Four days previously, they had left Iwanai and sailed up the west coast of Nihon-Ja. A brisk southerly wind was blowing and Gundar had raised both starboard and port sails, and sheeted them home out to either side. They stood at right angles to the hull. In this position – Gundar called it goose-winging – they formed a giant M shape. With the wind astern, he could use twice the normal sail area.
The sea had been calm and with this extra thrust behind her, Wolfwill had flown up the coastline. As Halt had seen when he studied the chart, three days' easy sailing had saved them weeks, compared to the alternative – slogging over hundreds of kilometres of mountain ranges. And they had avoided the attention of Arisaka's patrols. Now they had reached the northern part of the island and somewhere, not far inland, lay the fortress of Ran-Koshi.
'That's far enough, I think, Gundar,' he said quietly. Gundar called an order, also in a muted tone, and the oars ceased their constant motion. It seemed right to keep their voices down. Everything here was so still, so peaceful.
At least, for the moment. Time would tell what lay beneath the trees on the thickly forested shore of the cove. Behind the first few tree-covered hills, the mountains began to rise again, now covered to halfway down their height in snow.
Wolfwill drifted, seeming to rest on her own inverted image, while her crew and passengers studied the shoreline, looking for signs of movement.
'Have you been here before, Atsu?' Selethen asked and the guide shook his head.
'Not to this province, lord,' he said. 'So I don't know the local Kikori. But that shouldn't be a problem. The Kikori are loyal to Emperor Shigeru. I will simply have to make contact with the local tribes.'
'Just so long as you don't bump into Arisaka's men instead,' Halt said dryly.

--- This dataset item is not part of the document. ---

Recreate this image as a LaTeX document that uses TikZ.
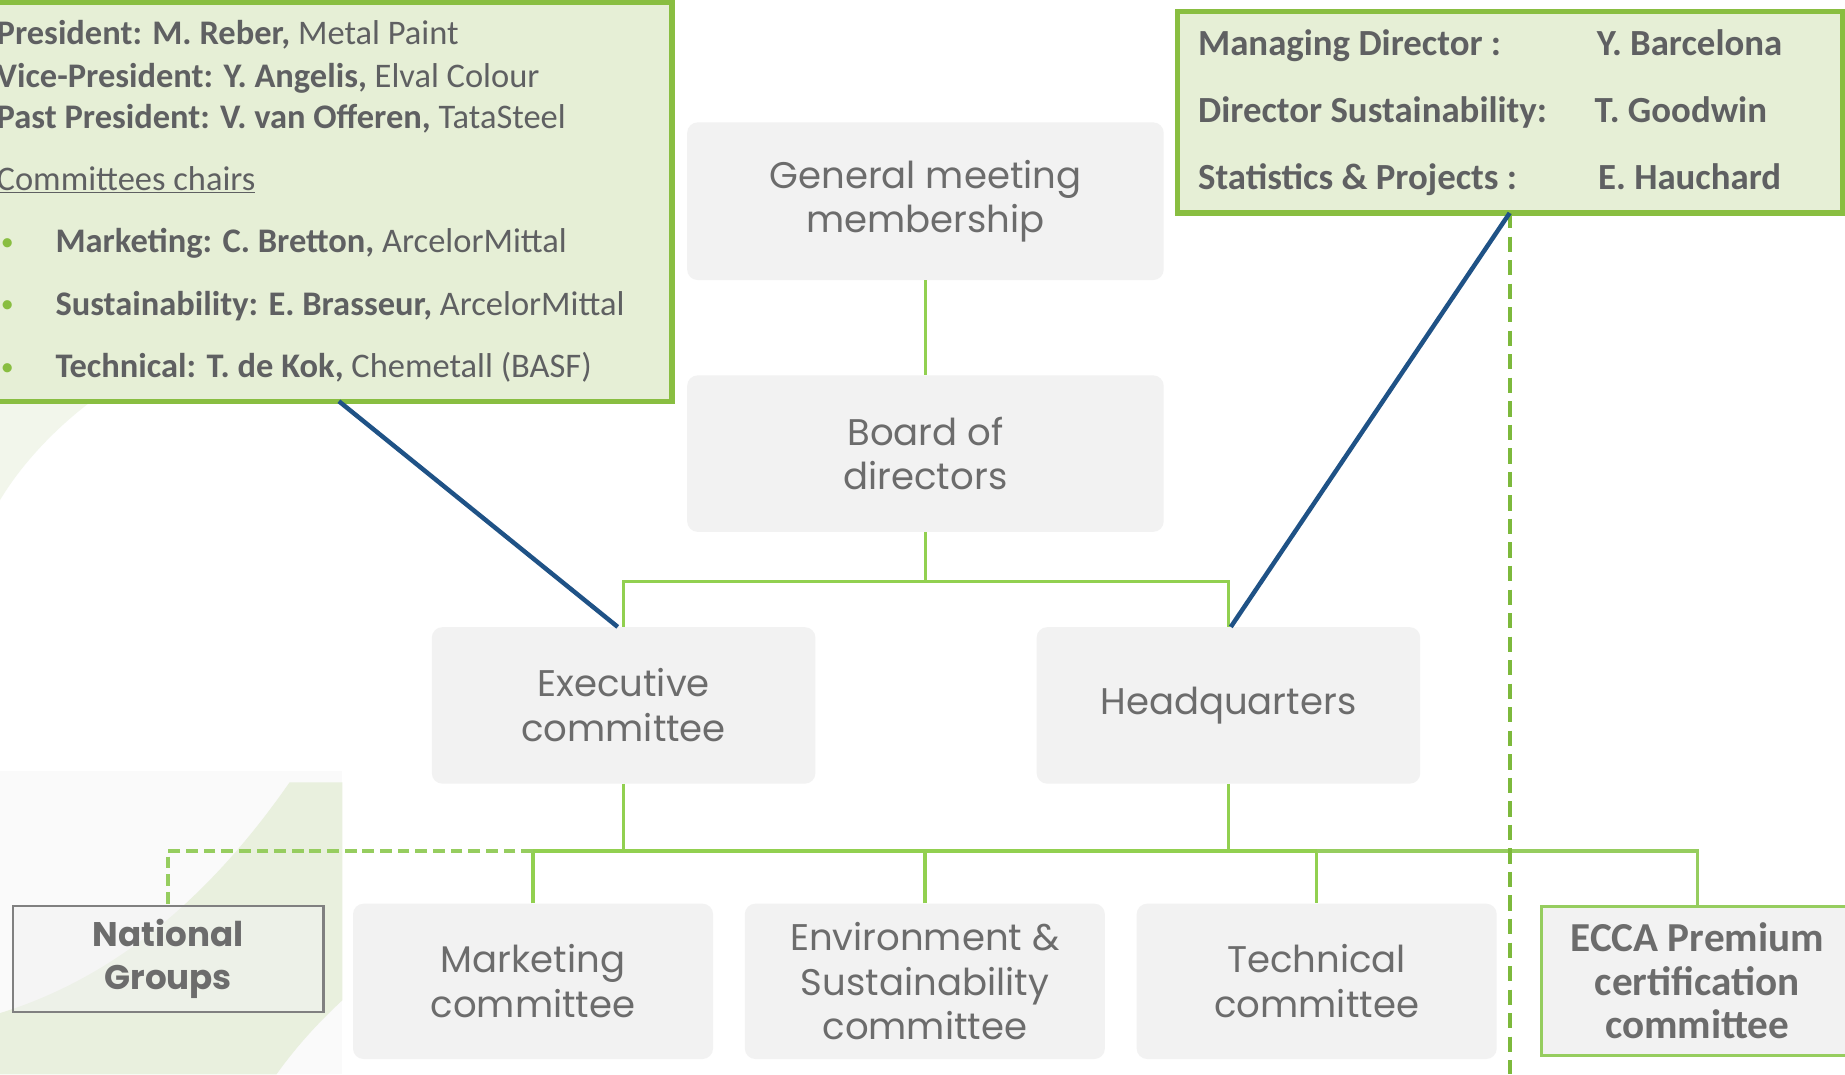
\documentclass[tikz,border=0pt]{standalone}
\usepackage{fontspec}
\setmainfont{Carlito}
\newfontfamily\gothic{Poppins}
\usetikzlibrary{calc}
\definecolor{lgreen}{RGB}{230,239,214}
\definecolor{bgreen}{RGB}{137,190,65}
\definecolor{lime}{RGB}{146,208,80}
\definecolor{lime2}{RGB}{150,205,95}
\definecolor{dgreen}{RGB}{125,185,60}
\definecolor{boxgray}{RGB}{242,242,242}
\definecolor{txtgray}{RGB}{108,108,108}
\definecolor{dtxt}{RGB}{95,96,98}
\definecolor{navy}{RGB}{31,82,134}
\definecolor{swoosh}{RGB}{233,240,222}
\tikzset{
  graybox/.style={rectangle, rounded corners=9pt, fill=boxgray, align=center, text=txtgray,
    font=\gothic\fontsize{31.5}{38}\selectfont, inner sep=0pt},
  link/.style={draw=lime, line width=3pt},
  link2/.style={draw=lime2, line width=3pt},
  dashlink/.style={draw=lime2, line width=3pt, dash pattern=on 10pt off 5pt},
  vdash/.style={draw=dgreen, line width=3.5pt, dash pattern=on 13pt off 7pt},
  callout/.style={draw=navy, line width=3.8pt},
  infobox/.style={rectangle, draw=bgreen, line width=4.5pt, fill=lgreen, inner sep=0pt},
  infotext/.style={anchor=base west, inner sep=0pt, text=dtxt, font=\fontsize{29.3}{35}\selectfont},
  hqtext/.style={anchor=base west, inner sep=0pt, text=dtxt, font=\bfseries\fontsize{31.3}{37}\selectfont},
  bullet/.style={anchor=base west, inner sep=0pt, text=bgreen, font=\fontsize{22}{35}\selectfont}
}
\begin{document}
\begin{tikzpicture}[x=1pt,y=-1pt]
\useasboundingbox (0,0) rectangle (1568,913);
\fill[white] (0,0) rectangle (1568,913);
% background swooshes
\fill[black!2] (0,655) rectangle (291,913);
\fill[swoosh] (246,665) .. controls (180,760) and (100,830) .. (0,861) -- (0,913) -- (235,913)
  .. controls (255,885) and (275,865) .. (291,850) -- (291,665) -- cycle;
\fill[swoosh!60] (0,343) -- (75,343) .. controls (40,370) and (15,400) .. (0,425) -- cycle;

% info boxes
\node[infobox, minimum width=585pt, minimum height=339pt] (lb) at (278.5,171.5) {};
\node[infobox, minimum width=565pt, minimum height=171pt] (rb) at (1283.5,95.5) {};

% left box text
\node[infotext] (l1) at (-3,38) {\textbf{President: M. Reber,} Metal Paint};
\node[infotext] (l2) at (-3,74) {\textbf{Vice-President: Y. Angelis,} Elval Colour};
\node[infotext] (l3) at (-3,109) {\textbf{Past President: V. van Offeren,} TataSteel};
\node[infotext] (l4) at (-3,162) {\underline{Committees chairs}};
\node[bullet] (b1) at (0.5,213) {•};
\node[bullet] (b2) at (0.5,266) {•};
\node[bullet] (b3) at (0.5,319) {•};
\node[infotext] (l5) at (47,215) {\textbf{Marketing: C. Bretton,} ArcelorMittal};
\node[infotext] (l6) at (47,268) {\textbf{Sustainability: E. Brasseur,} ArcelorMittal};
\node[infotext] (l7) at (47,321) {\textbf{Technical: T. de Kok,} Chemetall (BASF)};

% right box text
\node[hqtext] (r1) at (1018,47) {Managing Director :};
\node[hqtext] (r2) at (1018,104) {Director Sustainability:};
\node[hqtext] (r3) at (1018,161) {Statistics \& Projects :};
\node[hqtext] (n1) at (1357,47) {Y. Barcelona};
\node[hqtext] (n2) at (1355,104) {T. Goodwin};
\node[hqtext] (n3) at (1358,161) {E. Hauchard};

% gray boxes
\node[graybox, minimum width=405pt, minimum height=134pt] (gm) at (786.5,171) {General meeting\\membership};
\node[graybox, minimum width=405pt, minimum height=133pt] (bod) at (786.5,385.5) {Board of\\directors};
\node[graybox, minimum width=326pt, minimum height=133pt] (exec) at (530,599.5) {Executive\\committee};
\node[graybox, minimum width=326pt, minimum height=133pt] (hq) at (1044,599.5) {Headquarters};
\node[graybox, minimum width=306pt, minimum height=132pt] (mkt) at (453,834) {Marketing\\committee};
\node[graybox, minimum width=306pt, minimum height=132pt] (env) at (786,834) {Environment \&\\Sustainability\\committee};
\node[graybox, minimum width=306pt, minimum height=132pt] (tech) at (1119,834) {Technical\\committee};
\node[rectangle, draw=black!50, line width=2pt, fill=boxgray, fill opacity=0.55, text opacity=1,
  minimum width=264pt, minimum height=90pt, align=center, text=txtgray, inner sep=0pt,
  font=\gothic\bfseries\fontsize{29}{37}\selectfont] (nat) at (143,815) {National\\Groups};
\node[rectangle, draw=lime2, line width=2.5pt, fill=boxgray, minimum width=265pt, minimum height=127pt,
  align=center, text=txtgray, inner sep=0pt, font=\bfseries\fontsize{35}{37}\selectfont] (ecca) at (1442.5,833.5)
  {ECCA Premium\\certification\\committee};

% connectors
\coordinate (bj) at (786.5,494);
\coordinate (cj) at (786,723);
\draw[link] (gm.south) -- (bod.north);
\draw[link] (bod.south) -- (bj);
\draw[link] (exec.north) |- (bj) -| (hq.north);
\draw[link] (exec.south) -- (exec.south |- cj);
\draw[link] (hq.south) -- (hq.south |- cj);
\draw[link] (mkt.north) |- (tech.north |- cj) -- (tech.north);
\draw[link] (env.north) -- (env.north |- cj);
\draw[link2] (tech.north |- cj) -| (ecca.north);
\draw[dashlink] (mkt.north |- cj) -| (nat.north);

% dashed vertical from headquarters box
\coordinate (rbfoot) at (1283,181);
\coordinate (dashend) at (1283,913);
\draw[vdash] (rbfoot) -- (dashend);

% callouts
\coordinate (lbfoot) at (288,341);
\draw[callout] (lbfoot) -- ($(exec.north)+(-5,0)$);
\draw[callout] (rbfoot) -- ($(hq.north)+(2,0)$);
\end{tikzpicture}
\end{document}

'We don't know that Arisaka's men have penetrated this far north-west,' the guide said.
Halt shrugged. 'We don't know they haven't, either. Better to assume the worst. That way, you're not disappointed when it occurs.' Halt turned to Gundar. 'I thought you could camp on that island we passed, rather than in here on the mainland.'
The skirl nodded. 'My thought too. We could be here for weeks, even months, while the winter passes. We'll be safer on the island.'
It had been decided that Gundar and his men were not going to accompany them into the mountains. A captain was always reluctant to leave his ship for even a short time, and they could be at Ran-Koshi for months. Instead, the Skandians would take Atsu back to Iwanai, then return to this point and spend the winter in a camp, beaching their ship and hauling her high above the tide mark to protect her from winter gales. They planned to build huts in the shelter of the trees. Skandians often wintered like this while they were travelling. Gundar had re-provisioned the ship while they were in Iwanai so they had plenty of food on board. Plus they could come to the mainland to hunt and fetch water if there were none on the island. The island was a lucky break. Four hundred metres offshore, it would provide security and early warning of any possible attack.
'Put us ashore in the skiff,' Halt continued. 'Then get out to the island. We'll camp on the beach tonight while Atsu tries to contact the locals.'
Forty minutes later, the shore party watched as the wolfship's oars went forward on one side and back on the other, pivoting the neat craft in her own length. Then both banks of oars began to pull together and the ship gathered speed, heading out to sea. On the stern, Gundar waved farewell.
As Wolfwill rounded the point and disappeared from sight, Will felt strangely alone. But there was no time for introspection. There was work to be done.